• [STORED DATA]
________________

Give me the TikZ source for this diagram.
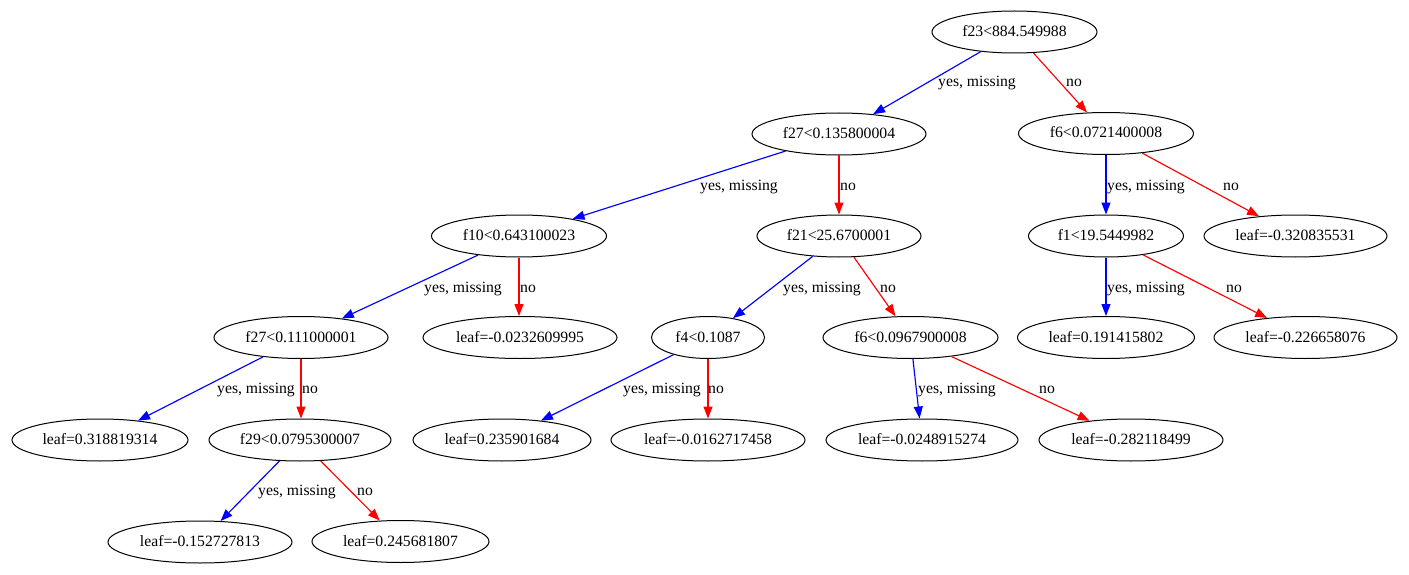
\documentclass[tikz,border=0pt]{standalone}
\usepackage{fontspec}
\setmainfont{Liberation Serif}
\usetikzlibrary{shapes.geometric,arrows.meta}
\definecolor{edgeblue}{RGB}{0,0,255}
\definecolor{edgered}{RGB}{255,0,0}
\tikzset{
  tnode/.style={ellipse, draw=black, line width=1pt, inner sep=0pt,
    minimum height=42pt, text height=12pt, text depth=3pt,
    font=\fontsize{15.7}{18}\selectfont},
  yesedge/.style={draw=edgeblue, line width=1.15pt, -{Triangle[length=12pt,width=9pt]}},
  noedge/.style={draw=edgered, line width=1.15pt, -{Triangle[length=12pt,width=9pt]}},
  elabel/.style={anchor=base, inner sep=0pt, font=\fontsize{15.7}{18}\selectfont}
}
\begin{document}
\begin{tikzpicture}[x=1pt,y=-1pt]
\useasboundingbox[fill=white] (0,0) rectangle (1409,575);
% nodes
\node[tnode, minimum width=165pt] (n0) at (1014.5,32) {f23<884.549988};
\node[tnode, minimum width=174pt] (n1) at (839,134) {f27<0.135800004};
\node[tnode, minimum width=175pt] (n2) at (1106,133.5) {f6<0.0721400008};
\node[tnode, minimum width=175pt] (n3) at (519,236) {f10<0.643100023};
\node[tnode, minimum width=164pt] (n4) at (839,236) {f21<25.6700001};
\node[tnode, minimum width=155pt] (n5) at (1106,236) {f1<19.5449982};
\node[tnode, minimum width=183pt] (n6) at (1295.5,236) {leaf=-0.320835531};
\node[tnode, minimum width=174pt] (n7) at (301,337.5) {f27<0.111000001};
\node[tnode, minimum width=194pt] (n8) at (520,337.5) {leaf=-0.0232609995};
\node[tnode, minimum width=113pt] (n9) at (708,337.5) {f4<0.1087};
\node[tnode, minimum width=175pt] (n10) at (910.5,337.5) {f6<0.0967900008};
\node[tnode, minimum width=177pt] (n11) at (1106,337.5) {leaf=0.191415802};
\node[tnode, minimum width=183pt] (n12) at (1305.5,337.5) {leaf=-0.226658076};
\node[tnode, minimum width=176pt] (n13) at (100,440) {leaf=0.318819314};
\node[tnode, minimum width=182pt] (n14) at (300,440) {f29<0.0795300007};
\node[tnode, minimum width=178pt] (n15) at (502,440) {leaf=0.235901684};
\node[tnode, minimum width=194pt] (n16) at (708,440) {leaf=-0.0162717458};
\node[tnode, minimum width=192pt] (n17) at (922,440) {leaf=-0.0248915274};
\node[tnode, minimum width=184pt] (n18) at (1131,440) {leaf=-0.282118499};
\node[tnode, minimum width=184pt] (n19) at (200,542) {leaf=-0.152727813};
\node[tnode, minimum width=177pt] (n20) at (400.5,541.5) {leaf=0.245681807};
% edges
\draw[yesedge] (n0) -- (n1);
\draw[noedge] (n0) -- (n2);
\draw[yesedge] (n1) -- (n3);
\draw[noedge] (n1) -- (n4);
\draw[yesedge] (n2) -- (n5);
\draw[noedge] (n2) -- (n6);
\draw[yesedge] (n3) -- (n7);
\draw[noedge] (n3.south) -- (n8.north -| n3.south);
\draw[yesedge] (n4) -- (n9);
\draw[noedge] (n4) -- (n10);
\draw[yesedge] (n5) -- (n11);
\draw[noedge] (n5) -- (n12);
\draw[yesedge] (n7) -- (n13);
\draw[noedge] (n7.south) -- (n14.north -| n7.south);
\draw[yesedge] (n9) -- (n15);
\draw[noedge] (n9) -- (n16);
\draw[yesedge] (n10) -- (n17);
\draw[noedge] (n10) -- (n18);
\draw[yesedge] (n14) -- (n19);
\draw[noedge] (n14) -- (n20);
% edge labels
\node[elabel] (l1) at (977,87) {yes, missing};
\node[elabel] (l2) at (1074,87) {no};
\node[elabel] (l3) at (739,190) {yes, missing};
\node[elabel] (l4) at (848,190) {no};
\node[elabel] (l5) at (1146,190) {yes, missing};
\node[elabel] (l6) at (1231,190) {no};
\node[elabel] (l7) at (463,292) {yes, missing};
\node[elabel] (l8) at (528,292) {no};
\node[elabel] (l9) at (822,292) {yes, missing};
\node[elabel] (l10) at (888,292) {no};
\node[elabel] (l11) at (1146,292) {yes, missing};
\node[elabel] (l12) at (1234,292) {no};
\node[elabel] (l13) at (256,393) {yes, missing};
\node[elabel] (l14) at (310,393) {no};
\node[elabel] (l15) at (662,393) {yes, missing};
\node[elabel] (l16) at (716,393) {no};
\node[elabel] (l17) at (957,393) {yes, missing};
\node[elabel] (l18) at (1047,393) {no};
\node[elabel] (l19) at (297,495) {yes, missing};
\node[elabel] (l20) at (365,495) {no};
\end{tikzpicture}
\end{document}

________________

• [GOAL]
Would you set down the listing exactly, omitting pictures?

• [THE REPLY]
Give me the TikZ source for this diagram.
\documentclass[tikz,border=0pt]{standalone}
\usepackage{fontspec}
\setmainfont{Liberation Serif}
\usetikzlibrary{shapes.geometric,arrows.meta}
\definecolor{edgeblue}{RGB}{0,0,255}
\definecolor{edgered}{RGB}{255,0,0}
\tikzset{
  tnode/.style={ellipse, draw=black, line width=1pt, inner sep=0pt,
    minimum height=42pt, text height=12pt, text depth=3pt,
    font=\fontsize{15.7}{18}\selectfont},
  yesedge/.style={draw=edgeblue, line width=1.15pt, -{Triangle[length=12pt,width=9pt]}},
  noedge/.style={draw=edgered, line width=1.15pt, -{Triangle[length=12pt,width=9pt]}},
  elabel/.style={anchor=base, inner sep=0pt, font=\fontsize{15.7}{18}\selectfont}
}
\begin{document}
\begin{tikzpicture}[x=1pt,y=-1pt]
\useasboundingbox[fill=white] (0,0) rectangle (1409,575);
% nodes
\node[tnode, minimum width=165pt] (n0) at (1014.5,32) {f23<884.549988};
\node[tnode, minimum width=174pt] (n1) at (839,134) {f27<0.135800004};
\node[tnode, minimum width=175pt] (n2) at (1106,133.5) {f6<0.0721400008};
\node[tnode, minimum width=175pt] (n3) at (519,236) {f10<0.643100023};
\node[tnode, minimum width=164pt] (n4) at (839,236) {f21<25.6700001};
\node[tnode, minimum width=155pt] (n5) at (1106,236) {f1<19.5449982};
\node[tnode, minimum width=183pt] (n6) at (1295.5,236) {leaf=-0.320835531};
\node[tnode, minimum width=174pt] (n7) at (301,337.5) {f27<0.111000001};
\node[tnode, minimum width=194pt] (n8) at (520,337.5) {leaf=-0.0232609995};
\node[tnode, minimum width=113pt] (n9) at (708,337.5) {f4<0.1087};
\node[tnode, minimum width=175pt] (n10) at (910.5,337.5) {f6<0.0967900008};
\node[tnode, minimum width=177pt] (n11) at (1106,337.5) {leaf=0.191415802};
\node[tnode, minimum width=183pt] (n12) at (1305.5,337.5) {leaf=-0.226658076};
\node[tnode, minimum width=176pt] (n13) at (100,440) {leaf=0.318819314};
\node[tnode, minimum width=182pt] (n14) at (300,440) {f29<0.0795300007};
\node[tnode, minimum width=178pt] (n15) at (502,440) {leaf=0.235901684};
\node[tnode, minimum width=194pt] (n16) at (708,440) {leaf=-0.0162717458};
\node[tnode, minimum width=192pt] (n17) at (922,440) {leaf=-0.0248915274};
\node[tnode, minimum width=184pt] (n18) at (1131,440) {leaf=-0.282118499};
\node[tnode, minimum width=184pt] (n19) at (200,542) {leaf=-0.152727813};
\node[tnode, minimum width=177pt] (n20) at (400.5,541.5) {leaf=0.245681807};
% edges
\draw[yesedge] (n0) -- (n1);
\draw[noedge] (n0) -- (n2);
\draw[yesedge] (n1) -- (n3);
\draw[noedge] (n1) -- (n4);
\draw[yesedge] (n2) -- (n5);
\draw[noedge] (n2) -- (n6);
\draw[yesedge] (n3) -- (n7);
\draw[noedge] (n3.south) -- (n8.north -| n3.south);
\draw[yesedge] (n4) -- (n9);
\draw[noedge] (n4) -- (n10);
\draw[yesedge] (n5) -- (n11);
\draw[noedge] (n5) -- (n12);
\draw[yesedge] (n7) -- (n13);
\draw[noedge] (n7.south) -- (n14.north -| n7.south);
\draw[yesedge] (n9) -- (n15);
\draw[noedge] (n9) -- (n16);
\draw[yesedge] (n10) -- (n17);
\draw[noedge] (n10) -- (n18);
\draw[yesedge] (n14) -- (n19);
\draw[noedge] (n14) -- (n20);
% edge labels
\node[elabel] (l1) at (977,87) {yes, missing};
\node[elabel] (l2) at (1074,87) {no};
\node[elabel] (l3) at (739,190) {yes, missing};
\node[elabel] (l4) at (848,190) {no};
\node[elabel] (l5) at (1146,190) {yes, missing};
\node[elabel] (l6) at (1231,190) {no};
\node[elabel] (l7) at (463,292) {yes, missing};
\node[elabel] (l8) at (528,292) {no};
\node[elabel] (l9) at (822,292) {yes, missing};
\node[elabel] (l10) at (888,292) {no};
\node[elabel] (l11) at (1146,292) {yes, missing};
\node[elabel] (l12) at (1234,292) {no};
\node[elabel] (l13) at (256,393) {yes, missing};
\node[elabel] (l14) at (310,393) {no};
\node[elabel] (l15) at (662,393) {yes, missing};
\node[elabel] (l16) at (716,393) {no};
\node[elabel] (l17) at (957,393) {yes, missing};
\node[elabel] (l18) at (1047,393) {no};
\node[elabel] (l19) at (297,495) {yes, missing};
\node[elabel] (l20) at (365,495) {no};
\end{tikzpicture}
\end{document}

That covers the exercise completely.